How can Colorado estimate at roughly 2.5x and San Mateo county is 4-7x? I’m shocked that the variance can be so great between counties.
Instead we get BS numbers that make it seem like every person that is contagious is still running around.
1) Stay away from other people 2) Wear a mask if forced to go out 3) Go back home as soon as possible
This 15-point stream of words will only serve to confuse. The reason our kids are suffering from this year-long school outage is because our leadership is so confused. With unified, clear leadership we would have beat this thing in 6 weeks, tops. It is exactly this framing as a difficult moral wrestling match faced independently by millions of equals that has brought America to this depth of failure.
I think this could be cut down to a few salient points:
(1) Social distancing, mask wearing, and staying at home are the best ways to keep you and others safe.
(2) Based on the best available information about hospital capacity, San Mateo is not issuing a Stay at Home order at this time. This means outdoor dining, take out, full capacity grocery remain open at the retailer’s discretion. San Mateo will comply with a Governor’s order if and when that order is issued.

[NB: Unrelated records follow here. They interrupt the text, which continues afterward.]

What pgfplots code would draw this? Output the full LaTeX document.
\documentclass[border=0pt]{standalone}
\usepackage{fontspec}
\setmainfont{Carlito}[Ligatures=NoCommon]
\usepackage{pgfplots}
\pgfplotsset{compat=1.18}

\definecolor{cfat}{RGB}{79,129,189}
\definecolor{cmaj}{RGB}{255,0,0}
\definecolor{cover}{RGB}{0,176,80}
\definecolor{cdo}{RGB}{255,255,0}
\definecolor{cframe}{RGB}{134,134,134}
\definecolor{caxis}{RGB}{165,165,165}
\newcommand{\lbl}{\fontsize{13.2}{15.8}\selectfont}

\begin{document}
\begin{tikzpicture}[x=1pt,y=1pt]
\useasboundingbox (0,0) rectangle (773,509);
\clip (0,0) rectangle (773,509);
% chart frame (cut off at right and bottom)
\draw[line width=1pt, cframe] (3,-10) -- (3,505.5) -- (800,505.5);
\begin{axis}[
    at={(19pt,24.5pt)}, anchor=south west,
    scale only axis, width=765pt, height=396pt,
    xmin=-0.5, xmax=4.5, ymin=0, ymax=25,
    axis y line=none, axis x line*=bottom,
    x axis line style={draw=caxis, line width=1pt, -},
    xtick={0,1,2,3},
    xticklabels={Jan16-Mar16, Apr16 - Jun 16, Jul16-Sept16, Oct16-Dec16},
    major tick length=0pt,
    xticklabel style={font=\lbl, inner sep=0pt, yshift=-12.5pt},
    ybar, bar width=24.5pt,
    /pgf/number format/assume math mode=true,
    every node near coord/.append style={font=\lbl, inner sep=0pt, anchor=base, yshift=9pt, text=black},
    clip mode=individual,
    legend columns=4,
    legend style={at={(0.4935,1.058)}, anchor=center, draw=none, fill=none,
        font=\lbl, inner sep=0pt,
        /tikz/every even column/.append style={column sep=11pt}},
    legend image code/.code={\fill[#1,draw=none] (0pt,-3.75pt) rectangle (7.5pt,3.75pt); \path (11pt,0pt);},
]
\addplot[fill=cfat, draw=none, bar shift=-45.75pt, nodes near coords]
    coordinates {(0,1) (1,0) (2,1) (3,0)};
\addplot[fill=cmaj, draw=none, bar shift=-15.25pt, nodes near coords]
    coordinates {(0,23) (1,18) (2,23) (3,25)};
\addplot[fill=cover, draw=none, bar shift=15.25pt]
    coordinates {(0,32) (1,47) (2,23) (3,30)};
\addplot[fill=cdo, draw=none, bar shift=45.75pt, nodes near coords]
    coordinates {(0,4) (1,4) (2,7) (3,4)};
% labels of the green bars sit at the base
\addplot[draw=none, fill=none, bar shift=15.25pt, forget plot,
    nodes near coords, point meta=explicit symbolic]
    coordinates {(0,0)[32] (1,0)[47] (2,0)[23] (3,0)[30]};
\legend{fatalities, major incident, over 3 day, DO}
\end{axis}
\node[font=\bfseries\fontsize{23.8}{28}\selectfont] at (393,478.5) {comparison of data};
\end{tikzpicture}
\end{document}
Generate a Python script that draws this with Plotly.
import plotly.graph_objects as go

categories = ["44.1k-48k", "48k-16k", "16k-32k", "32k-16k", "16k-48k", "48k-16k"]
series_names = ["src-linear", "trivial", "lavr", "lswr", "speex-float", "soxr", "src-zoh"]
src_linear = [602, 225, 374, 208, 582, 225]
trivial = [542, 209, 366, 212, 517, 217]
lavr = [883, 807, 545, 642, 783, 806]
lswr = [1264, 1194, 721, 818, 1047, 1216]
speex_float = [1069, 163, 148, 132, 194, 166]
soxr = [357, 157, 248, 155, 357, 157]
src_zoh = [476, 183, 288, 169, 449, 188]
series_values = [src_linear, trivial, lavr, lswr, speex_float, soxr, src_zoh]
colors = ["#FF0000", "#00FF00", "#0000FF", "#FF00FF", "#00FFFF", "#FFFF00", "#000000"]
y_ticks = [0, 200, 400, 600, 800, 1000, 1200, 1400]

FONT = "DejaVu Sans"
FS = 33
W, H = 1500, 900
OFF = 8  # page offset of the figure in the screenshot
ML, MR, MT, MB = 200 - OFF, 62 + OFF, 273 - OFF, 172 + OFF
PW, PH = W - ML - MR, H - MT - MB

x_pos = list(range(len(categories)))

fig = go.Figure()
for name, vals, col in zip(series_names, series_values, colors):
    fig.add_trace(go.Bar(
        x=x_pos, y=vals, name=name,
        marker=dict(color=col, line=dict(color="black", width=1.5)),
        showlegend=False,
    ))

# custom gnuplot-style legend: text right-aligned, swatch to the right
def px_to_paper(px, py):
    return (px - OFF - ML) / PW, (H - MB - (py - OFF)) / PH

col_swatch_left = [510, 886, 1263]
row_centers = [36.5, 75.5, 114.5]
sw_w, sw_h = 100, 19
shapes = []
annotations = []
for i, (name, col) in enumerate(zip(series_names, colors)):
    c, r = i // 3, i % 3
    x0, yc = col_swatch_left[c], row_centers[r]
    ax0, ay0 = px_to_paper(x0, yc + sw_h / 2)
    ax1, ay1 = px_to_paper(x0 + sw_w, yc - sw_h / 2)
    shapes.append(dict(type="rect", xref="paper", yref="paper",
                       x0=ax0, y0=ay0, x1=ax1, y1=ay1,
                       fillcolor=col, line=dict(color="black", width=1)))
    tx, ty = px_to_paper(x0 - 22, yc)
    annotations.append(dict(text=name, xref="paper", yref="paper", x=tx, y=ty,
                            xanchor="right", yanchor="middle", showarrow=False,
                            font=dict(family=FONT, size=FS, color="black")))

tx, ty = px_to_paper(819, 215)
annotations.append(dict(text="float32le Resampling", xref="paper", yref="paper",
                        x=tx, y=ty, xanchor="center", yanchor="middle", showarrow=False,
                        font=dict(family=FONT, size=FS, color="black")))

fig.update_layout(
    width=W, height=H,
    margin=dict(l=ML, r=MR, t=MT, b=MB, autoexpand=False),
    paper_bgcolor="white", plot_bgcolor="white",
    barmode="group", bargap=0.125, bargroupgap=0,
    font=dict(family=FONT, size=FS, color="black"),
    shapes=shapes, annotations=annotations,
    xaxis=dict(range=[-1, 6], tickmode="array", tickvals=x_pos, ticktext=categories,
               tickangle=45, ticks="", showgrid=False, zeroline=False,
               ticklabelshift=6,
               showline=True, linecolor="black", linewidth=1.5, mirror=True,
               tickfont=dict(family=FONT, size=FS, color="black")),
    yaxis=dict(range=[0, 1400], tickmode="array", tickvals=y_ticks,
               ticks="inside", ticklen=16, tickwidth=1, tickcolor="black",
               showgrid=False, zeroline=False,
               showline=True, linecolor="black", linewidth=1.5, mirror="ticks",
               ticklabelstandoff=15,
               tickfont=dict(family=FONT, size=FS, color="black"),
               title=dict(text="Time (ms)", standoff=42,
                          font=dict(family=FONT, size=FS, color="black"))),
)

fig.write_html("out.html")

(3) Schools will remain open in San Mateo with appropriate sanitation and distancing measures as appropriate.
The other 11 points are not needed and should be eliminated. There is also a significant amount of hedging that is not appropriate for a public official / medical professional. He’s a leader and an expert, he should state his opinion as one.
it actually immensely increases my trust in him to understand the thought process behind his decision vs “let me lead and sound authoritative. trust me i know best”
in fact i’ve just about had enough of that style of leadership from politicians
This is generally a good rule to follow because we want to maximize compliance, and being anything but succinct defeats that goal.
However, this case is an exception to the rule because there's no action that requires compliance. The official is, in fact, asking for no compliance. Therefore, there's no need to be succinct. In fact, it's a great opportunity to build trust with the general public so that when compliance is required, you are able to achieve it.